Ed. note: This is Chapter 10 of Richard Heinberg’s and David Fridley’s new book, Our Renewable Future, now available from Island Press. Post Carbon Institute’s companion website, ourrenewablefuture.org has also just been launched and contains additional content not in the book.
Sound national and international climate policies are crucial: without them, it will be impossible to organize a transition away from fossil fuels and toward renewable energy that is orderly enough to maintain industrial civilization, while speedy enough to avert catastrophic ecosystem collapse. However, world leaders have been working on hammering out effective climate policies for nearly a quarter of a century, and during that time greenhouse gas emissions have continued to increase. And the impacts of climate change are becoming ever more incontrovertible and perilous.
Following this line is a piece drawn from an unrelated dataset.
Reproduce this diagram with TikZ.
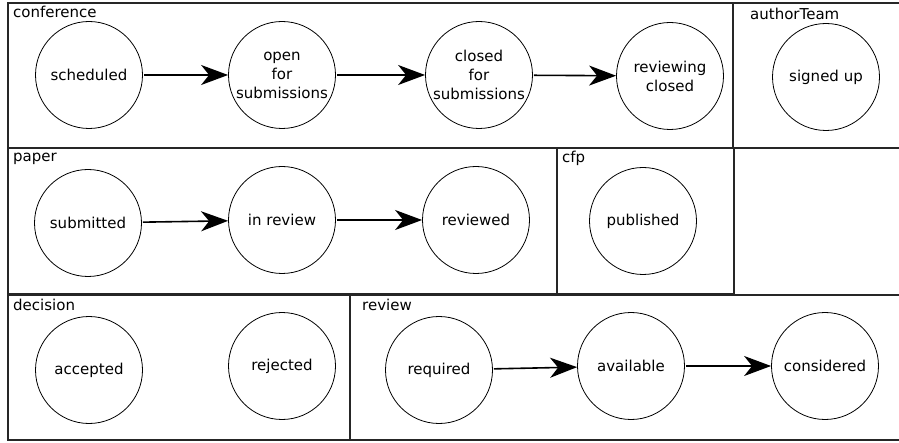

Clearly, individuals, households, communities, and nongovernmental organizations cannot merely stand by and hope that political leaders somehow find the wherewithal at the last moment (if it is not already too late) to halt our descent into climate chaos. We must put all possible pressure on those leaders to take politically difficult decisions to severely limit carbon emissions.
That will require collective action on a scale that has yet to be seen. The massive transformations in energy systems, government, and the economy that we have described are exceedingly unlikely to occur absent struggle and social action. Powerful interests invested in the extractive economy will not give up their advantages willingly. As Frederick Douglass eloquently said, “Power concedes nothing without a demand. It never did and it never will.”
At the same time, we must also show that we as citizens are ready for climate policies by proactively reducing our reliance on fossil fuels and cutting our greenhouse gas emissions. In the process, we can road-test behaviors and technologies that are needed on a broader scale. Fortunately, many people, communities, and organizations have already started doing this, but more are needed.
Individuals and Households
Tackling the energy transition, climate change, and energy inequality will require collective action and policy. So the most important thing we can do as individuals is to support equitable solutions to climate change, and support local democracy and engagement in local decisions about energy.